First, height in adult men is roughly normally-distributed. While some people are taller or shorter than average, there aren't 10ft tall people or 1ft tall people. The vast majority of adult men are somewhere between 5 feet and 7 feet tall. If you were to randomly sample adult males in the US and plot the data, it would form a bell-curve shaped graph like this one:

Second, height runs in families. While there is natural variation, people with taller parents tend to be taller than average. Quantitatively, the correlation between father-son height is around 0.5 (the exact value won't matter for this post).

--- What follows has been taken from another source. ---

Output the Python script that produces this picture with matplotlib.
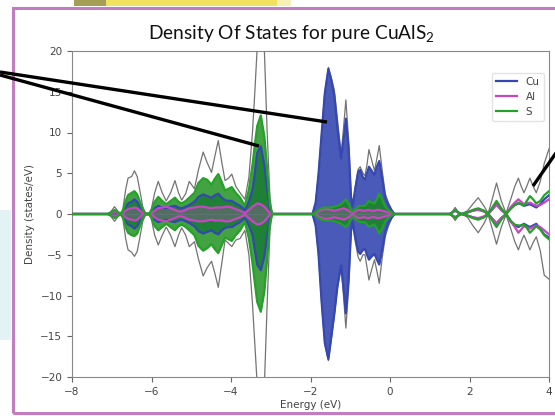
import matplotlib

matplotlib.use("Agg")
import matplotlib.pyplot as plt
import numpy as np
from matplotlib.lines import Line2D
from matplotlib.patches import Rectangle

# energy grid (eV) and spin-resolved DOS
energy = [-8.00, -7.10, -7.02, -6.93, -6.84, -6.78, -6.72, -6.65, -6.59, -6.50,
          -6.43, -6.36, -6.29, -6.22, -6.15, -6.06, -6.00, -5.92, -5.83, -5.73,
          -5.63, -5.52, -5.41, -5.32, -5.24, -5.14, -5.05, -4.92, -4.82, -4.70,
          -4.60, -4.49, -4.41, -4.32, -4.23, -4.15, -4.06, -3.98, -3.88, -3.77,
          -3.65, -3.55, -3.46, -3.40, -3.34, -3.25, -3.16, -3.09, -3.02, -2.96,
          -1.95, -1.87, -1.80, -1.72, -1.64, -1.55, -1.48, -1.40, -1.32, -1.23,
          -1.17, -1.11, -1.04, -0.98, -0.94, -0.87, -0.80, -0.75, -0.68, -0.63,
          -0.58, -0.53, -0.46, -0.39, -0.33, -0.27, -0.20, -0.12, -0.04, 0.04,
          0.12, 1.50, 1.57, 1.64, 1.71, 1.80, 1.95, 2.08, 2.22, 2.36,
          2.47, 2.56, 2.68, 2.80, 2.92, 3.05, 3.14, 3.23, 3.30, 3.37,
          3.44, 3.52, 3.60, 3.68, 3.78, 3.88, 4.00]

total_up = [0, 0, 0.3, 0.9, 0.3, 0.1, 0.6, 3.0, 4.4, 4.6,
            5.3, 4.6, 2.8, 0.9, 0.1, 0.1, 0.7, 2.6, 4.0, 2.6,
            1.6, 2.6, 4.1, 2.6, 1.7, 2.5, 4.0, 3.1, 5.4, 7.6,
            6.3, 5.1, 7.0, 9.0, 6.3, 4.1, 4.4, 4.9, 3.4, 2.6,
            1.8, 4.5, 10.0, 15.0, 20.5, 25.0, 20.0, 10.0, 2.0, 0,
            0, 1.5, 5.0, 10.0, 15.0, 18.0, 16.8, 15.2, 11.5, 7.4,
            10.5, 14.0, 9.0, 2.5, 1.2, 3.5, 5.5, 5.8, 5.0, 4.7,
            6.0, 7.9, 6.6, 5.3, 6.8, 8.4, 5.5, 2.5, 1.4, 0.6,
            0, 0, 0.3, 0.8, 0.3, 0, 0.4, 1.2, 2.0, 1.0,
            0.1, 1.6, 3.8, 1.6, 0.1, 2.0, 3.4, 4.4, 3.4, 2.6,
            3.4, 4.4, 3.4, 2.6, 4.0, 6.2, 8.0]
total_down = [0, 0, -0.3, -0.9, -0.3, -0.1, -0.6, -3.0, -4.4, -4.7,
              -5.2, -4.6, -2.8, -0.9, -0.1, -0.1, -0.7, -2.6, -3.8, -2.6,
              -1.6, -2.6, -4.0, -2.6, -1.7, -2.6, -4.0, -3.4, -5.5, -7.6,
              -6.6, -5.8, -7.2, -9.0, -6.0, -3.2, -3.6, -4.0, -3.2, -3.0,
              -2.0, -5.0, -11.0, -16.0, -21.0, -25.0, -21.0, -11.0, -2.0, 0,
              0, -1.5, -5.0, -11.0, -16.0, -18.0, -15.5, -12.5, -9.0, -6.5,
              -10.0, -14.0, -9.0, -2.5, -1.2, -3.5, -5.3, -5.8, -5.0, -5.0,
              -6.5, -8.1, -6.8, -5.6, -7.0, -8.5, -5.5, -2.8, -1.5, -0.6,
              0, 0, -0.3, -0.8, -0.3, 0, -0.4, -1.4, -2.3, -1.2,
              -0.1, -1.6, -3.7, -1.6, -0.1, -2.0, -3.4, -4.4, -3.4, -2.6,
              -3.4, -4.4, -3.5, -2.8, -4.5, -7.5, -8.0]

cu_up = [0, 0, 0.1, 0.3, 0.1, 0, 0.2, 0.9, 1.3, 1.5,
         1.8, 1.5, 0.9, 0.3, 0, 0, 0.2, 0.7, 1.0, 0.8,
         0.7, 0.9, 1.0, 0.8, 0.7, 0.9, 1.1, 1.5, 2.1, 2.4,
         2.2, 2.0, 2.3, 2.5, 2.0, 1.7, 1.6, 1.6, 1.3, 1.0,
         0.5, 1.5, 3.0, 5.0, 7.5, 8.3, 6.0, 3.0, 0.6, 0,
         0, 1.4, 4.8, 9.8, 14.8, 17.8, 16.5, 14.5, 10.5, 6.8,
         9.0, 11.7, 8.0, 2.0, 0.9, 3.2, 5.2, 5.4, 4.5, 4.2,
         5.0, 5.8, 5.3, 4.8, 5.8, 6.5, 4.5, 2.0, 1.1, 0.4,
         0, 0, 0.2, 0.4, 0.2, 0, 0.2, 0.4, 0.6, 0.4,
         0, 0.5, 1.2, 0.5, 0, 0.8, 1.1, 1.3, 1.2, 1.0,
         1.1, 1.2, 1.0, 0.8, 1.2, 1.8, 2.3]
cu_down = [0, 0, -0.1, -0.3, -0.1, 0, -0.2, -0.9, -1.3, -1.5,
           -1.8, -1.5, -0.9, -0.3, 0, 0, -0.2, -0.7, -1.0, -0.8,
           -0.7, -0.9, -1.0, -0.8, -0.7, -0.9, -1.1, -1.5, -2.1, -2.4,
           -2.2, -2.0, -2.3, -2.5, -2.0, -1.7, -1.6, -1.6, -1.3, -1.0,
           -0.5, -1.4, -2.6, -4.4, -6.2, -6.9, -5.2, -2.6, -0.5, 0,
           0, -1.4, -4.8, -10.8, -15.8, -17.8, -15.2, -12.2, -8.8, -6.3,
           -9.0, -12.2, -8.0, -2.0, -0.9, -3.0, -4.6, -4.9, -4.4, -4.3,
           -5.0, -5.6, -5.2, -4.9, -5.6, -6.2, -4.5, -2.2, -1.1, -0.4,
           0, 0, -0.2, -0.4, -0.2, 0, -0.2, -0.4, -0.6, -0.4,
           0, -0.5, -1.2, -0.5, 0, -1.0, -1.4, -1.6, -1.4, -1.2,
           -1.4, -1.6, -1.4, -1.2, -1.8, -2.5, -2.9]

al_up = [0, 0, 0.1, 0.3, 0.1, 0, 0.1, 0.4, 0.6, 0.7,
         0.8, 0.7, 0.4, 0.1, 0, 0, 0.1, 0.4, 0.7, 0.8,
         0.9, 0.7, 0.5, 0.3, 0.3, 0.5, 0.7, 0.8, 0.9, 0.9,
         0.8, 0.7, 0.8, 0.8, 0.8, 0.9, 0.9, 0.8, 0.6, 0.4,
         0.1, 0.5, 0.9, 1.1, 1.3, 1.2, 0.9, 0.5, 0.1, 0,
         0, 0.1, 0.3, 0.5, 0.6, 0.6, 0.5, 0.4, 0.5, 0.6,
         0.7, 0.6, 0.4, 0.2, 0.1, 0.3, 0.5, 0.5, 0.4, 0.4,
         0.5, 0.5, 0.4, 0.4, 0.5, 0.5, 0.4, 0.3, 0.2, 0.1,
         0, 0, 0.2, 0.4, 0.2, 0, 0.2, 0.4, 0.5, 0.3,
         0, 0.5, 1.1, 0.5, 0, 0.9, 1.4, 1.8, 1.5, 1.2,
         1.3, 1.4, 1.2, 1.0, 1.1, 1.4, 1.8]
al_down = [0, 0, -0.1, -0.3, -0.1, 0, -0.1, -0.4, -0.6, -0.7,
           -0.8, -0.7, -0.4, -0.1, 0, 0, -0.1, -0.4, -0.7, -0.8,
           -0.9, -0.7, -0.5, -0.3, -0.3, -0.5, -0.7, -0.8, -0.9, -0.9,
           -0.8, -0.7, -0.8, -0.8, -0.8, -0.9, -0.9, -0.8, -0.6, -0.4,
           -0.1, -0.5, -0.9, -1.1, -1.3, -1.2, -0.9, -0.5, -0.1, 0,
           0, -0.1, -0.3, -0.5, -0.6, -0.6, -0.5, -0.4, -0.5, -0.6,
           -0.7, -0.6, -0.4, -0.2, -0.1, -0.3, -0.5, -0.5, -0.4, -0.4,
           -0.5, -0.5, -0.4, -0.4, -0.5, -0.5, -0.4, -0.3, -0.2, -0.1,
           0, 0, -0.2, -0.4, -0.2, 0, -0.2, -0.4, -0.5, -0.3,
           0, -0.5, -1.1, -0.5, 0, -1.0, -1.6, -2.3, -1.9, -1.5,
           -1.6, -1.8, -1.6, -1.4, -1.6, -2.0, -2.5]

s_up = [0, 0, 0.2, 0.5, 0.2, 0.05, 0.3, 1.6, 2.3, 2.6,
        2.8, 2.4, 1.5, 0.5, 0.05, 0.05, 0.4, 1.5, 2.1, 1.6,
        1.2, 1.6, 2.0, 1.5, 1.3, 1.6, 2.0, 2.6, 3.8, 4.4,
        4.2, 3.6, 4.3, 4.9, 3.9, 2.9, 3.1, 3.3, 2.6, 2.0,
        1.0, 3.0, 6.0, 8.5, 10.8, 12.1, 9.5, 5.5, 1.0, 0,
        0, 0.2, 0.5, 0.7, 0.8, 0.8, 0.8, 0.9, 1.0, 1.2,
        1.5, 1.8, 1.2, 0.5, 0.3, 0.6, 0.9, 1.0, 1.0, 1.0,
        1.3, 1.6, 1.4, 1.3, 1.8, 2.5, 1.8, 0.9, 0.5, 0.2,
        0, 0, 0.2, 0.5, 0.2, 0, 0.2, 0.5, 0.7, 0.4,
        0, 0.7, 1.6, 0.7, 0, 0.7, 1.1, 1.4, 1.2, 1.0,
        1.6, 2.2, 1.8, 1.3, 1.6, 2.3, 2.8]
s_down = [0, 0, -0.2, -0.5, -0.2, -0.05, -0.3, -1.6, -2.3, -2.6,
          -2.7, -2.4, -1.5, -0.5, -0.05, -0.05, -0.4, -1.5, -2.0, -1.6,
          -1.2, -1.6, -2.0, -1.5, -1.3, -1.6, -2.0, -2.6, -3.9, -4.5,
          -4.2, -3.7, -4.3, -4.8, -3.8, -2.9, -3.1, -3.3, -2.6, -2.0,
          -1.0, -3.0, -6.0, -8.5, -10.8, -12.0, -9.5, -5.5, -1.0, 0,
          0, -0.2, -0.5, -0.7, -0.8, -0.8, -0.8, -0.9, -1.0, -1.2,
          -1.4, -1.6, -1.2, -0.5, -0.3, -0.6, -0.9, -1.0, -1.0, -1.0,
          -1.3, -1.6, -1.4, -1.3, -1.8, -2.4, -1.8, -0.9, -0.5, -0.2,
          0, 0, -0.2, -0.5, -0.2, 0, -0.2, -0.5, -0.7, -0.4,
          0, -0.7, -1.6, -0.7, 0, -0.9, -1.3, -1.4, -1.4, -1.3,
          -1.7, -2.3, -1.9, -1.5, -1.9, -2.6, -3.1]

species = ["Cu", "Al", "S"]
line_colors = {"Cu": "#3547b0", "Al": "#c846c4", "S": "#25a028"}
fill_colors = {"Cu": "#3a4cb2", "Al": "#c846c4", "S": "#148c14"}
alphas = {"Cu": 0.92, "Al": 0.3, "S": 0.8}

W, H = 555, 416
fig = plt.figure(figsize=(W / 100, H / 100), dpi=100)
fig.patch.set_facecolor("white")


def fx(px):
    return px / W


def fy(py):
    return 1 - py / H


ax = fig.add_axes([fx(72), fy(377), fx(549) - fx(72), fy(51) - fy(377)])

E = np.array(energy)
occupied = E <= 0.15
series = {"Cu": (cu_up, cu_down), "Al": (al_up, al_down), "S": (s_up, s_down)}

# filled occupied states: Cu underneath, S over it, Al on top
for name in ["Cu", "S", "Al"]:
    up, dn = series[name]
    for vals in (up, dn):
        ax.fill_between(E, 0, vals, where=occupied, color=fill_colors[name],
                        alpha=alphas[name], lw=0, interpolate=True)

ax.plot(E, total_up, color="#737373", lw=0.9, zorder=3)
ax.plot(E, total_down, color="#737373", lw=0.9, zorder=3)
for name in species:
    up, dn = series[name]
    ax.plot(E, up, color=line_colors[name], lw=1.6, label=name, zorder=4)
    ax.plot(E, dn, color=line_colors[name], lw=1.6, zorder=4)

ax.set_xlim(-8, 4)
ax.set_ylim(-20, 20)
ax.set_xticks(np.arange(-8, 5, 2))
ax.set_yticks(np.arange(-20, 21, 5))
ax.tick_params(labelsize=7.5, labelcolor="#444444", color="#666666", length=3.5)
for sp in ax.spines.values():
    sp.set_color("#888888")
    sp.set_linewidth(0.8)
ax.set_xlabel("Energy (eV)", fontsize=7.5, color="#444444", labelpad=2)
ax.set_ylabel("Density (states/eV)", fontsize=7.5, color="#444444", labelpad=4)
leg = ax.legend(loc="upper right", bbox_to_anchor=(1.0, 0.95), fontsize=7.5,
                frameon=True, borderaxespad=0.5)
leg.get_frame().set_edgecolor("#dddddd")
for t in leg.get_texts():
    t.set_color("#444444")

# slide decorations around the pasted chart
plt.rcParams["mathtext.fontset"] = "custom"
plt.rcParams["mathtext.rm"] = "Lato"
fig.text(fx(291), fy(39.5), "Density Of States for pure CuAlS$_2$", ha="center",
         va="baseline", fontsize=13.8, family="Lato", color="#111111")

fig.add_artist(Rectangle((fx(13), fy(413)), fx(700), fy(7.5) - fy(413),
                         transform=fig.transFigure, fill=False,
                         edgecolor="#c27cc0", lw=2.2))
fig.add_artist(Rectangle((fx(74), fy(6)), fx(32), fy(0) - fy(6),
                         transform=fig.transFigure, color="#a59e55", lw=0))
fig.add_artist(Rectangle((fx(106), fy(6)), fx(171), fy(0) - fy(6),
                         transform=fig.transFigure, color="#f0e25e", lw=0))
fig.add_artist(Rectangle((fx(277), fy(6)), fx(14), fy(0) - fy(6),
                         transform=fig.transFigure, color="#f6efb8", lw=0))
fig.add_artist(Rectangle((0, fy(340)), fx(11), fy(210) - fy(340),
                         transform=fig.transFigure, color="#e2f2f5", lw=0))

arrows = [((0, 72), (327, 122)), ((0, 75), (259, 146)), ((558, 150), (533, 186))]
for (x0, y0), (x1, y1) in arrows:
    fig.add_artist(Line2D([fx(x0), fx(x1)], [fy(y0), fy(y1)],
                          transform=fig.transFigure, color="black", lw=2.4,
                          solid_capstyle="butt"))

fig.savefig("out.png", dpi=100)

We can create simulated data that would resemble the actual distribution of father-son heights. We'll make the following assumptions:

1. Since we are only considering adult men, we'll assume the marginal distributions of fathers and sons are exactly the same. In reality, this wouldn't be quite true for various reasons (e.g., nutrition has changed over time), but it's close enough to true, and assuming this symmetry will help make certain conceptual points clearer.
2. Both fathers and sons are normally distributed with a mean of 69 inches (5 foot 9 inches) and a standard deviation of three inches.
3. The correlation between father and son heights is 0.5. Without delving into the math, this is straightforward to simulate because everything here is Gaussian: both variables are Gaussian and the independent error term is Gaussian. Since the sum of Gaussian random variables is another Gaussian random variable, it was simply a matter of tuning the error strength to get the desired correlation.

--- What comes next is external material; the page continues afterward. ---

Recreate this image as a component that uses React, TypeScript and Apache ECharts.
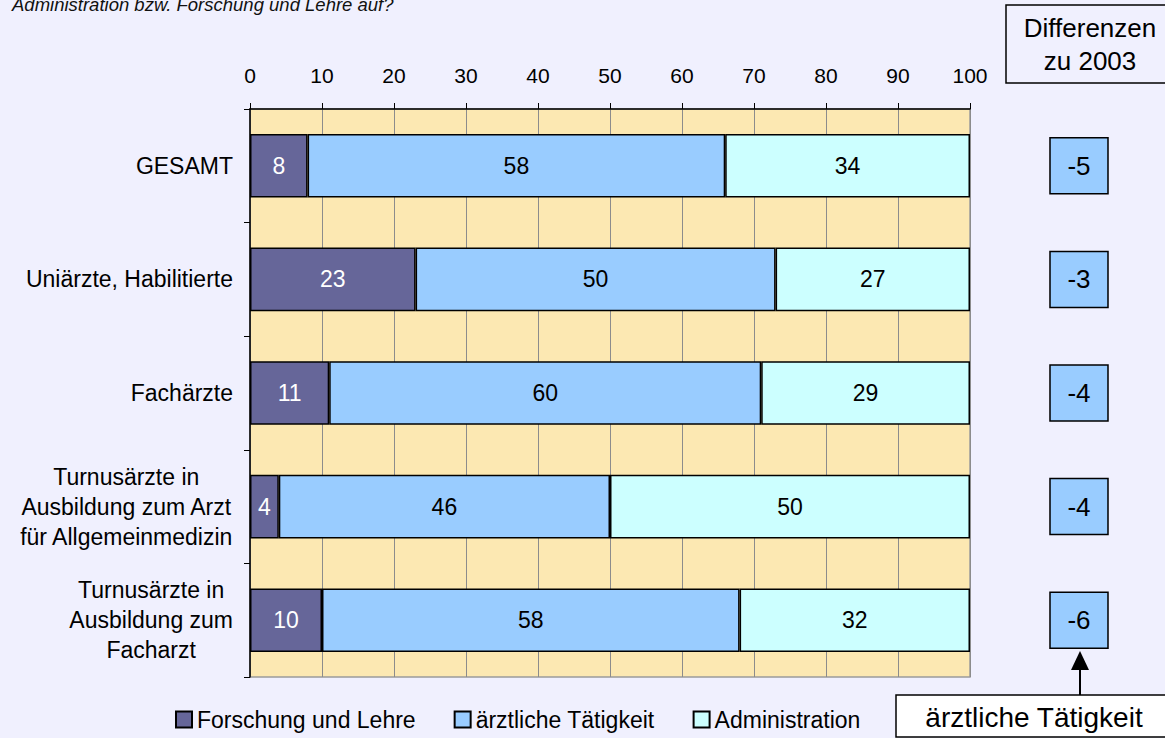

Before performing linear regression and principal component analysis, it helps to standardize the data. This involves: (1) centering the data so both distributions have a mean of zero, and (2) scaling the data so their variance equals 1. This transformation maps both distributions to standard Gaussians. Although we are transforming the data to make it easier to interpret, we preserve the 0.5 correlation between the two distributions. We will let $X$ be the standardized Gaussian random variable corresponding to the height of the father and $Y$ be the standardized Gaussian random variable corresponding to the height of the son.

First, let's start with linear regression. When you regress $Y$ onto $X$, you are attempting to answer the question: "Given a value of $X$, what is our best guess at the value of $Y$"? In our example, this means: "Given the height of the father, what is our best guess at the height of the son?"

"Best guess" is determined by the cost function. For linear regression, the cost function is the least-squares:

$$J_Y\left({\beta }_Y\right)=|Y-{\beta }_{Y}X{|}^2$$

The regression line corresponds to the value ${\hat{\beta }}_Y$ (the slope of the line) which minimizes this cost function. The regression line then becomes:

$$\hat{Y}={\hat{\beta }}_{Y}X$$

(A brief note: because we centered all our data, we will be ignoring intercepts for the duration of this post---all lines pass through the origin. Intercepts are straightforward to handle with least squares, and considering them doesn't add anything conceptually.)

For non-standardized random variables, the regression coefficient will have units of $\left[{\beta }_Y\right]=\frac{\left[Y\right]}{\left[X\right]}$ (this can be seen straightforwardly using dimensional analysis). The exact formula for the regression coefficient is:

$${\beta }_Y=\frac{\text{Cov}(X,Y)}{\text{Var}\left(X\right)}$$

But because we standardized our random variables, the variance of both $X$ and $Y$ is 1. This effectively makes our regression coefficient dimensionless. And one can show that (in expectation), the regression coefficient equals the correlation coefficient. And sure enough, we can see in the plot above that the fitted regression coefficient is quite close to 0.5, the correlation coefficient we used to simulate the data (the small discrepancy is due to sampling error).

An important thing to highlight here is that the cost function $J_Y$ measures errors vertically: it takes the predicted value $\hat{Y}={\hat{\beta }}_{Y}X$ and subtracts it from the actual value $Y$. This becomes especially clear if we substitute $\hat{Y}={\hat{\beta }}_{Y}X$ back into our cost function:

$$J_Y\left({\hat{\beta }}_Y\right)=|Y-\hat{Y}{|}^2$$

Now let's consider the converse case. When you regress $X$ onto $Y$, the roles of $X$ and $Y$ switch: our task becomes: "Given a value of $Y$, what is our best guess at the value of $X$"? In our example, that corresponds to the question: "Given the height of the son, what is our best guess at the height of the father?"

The cost function is now:

$$J_X\left({\beta }_X\right)=|X-{\beta }_{X}Y{|}^2$$

In this case, the errors are measured horizontally.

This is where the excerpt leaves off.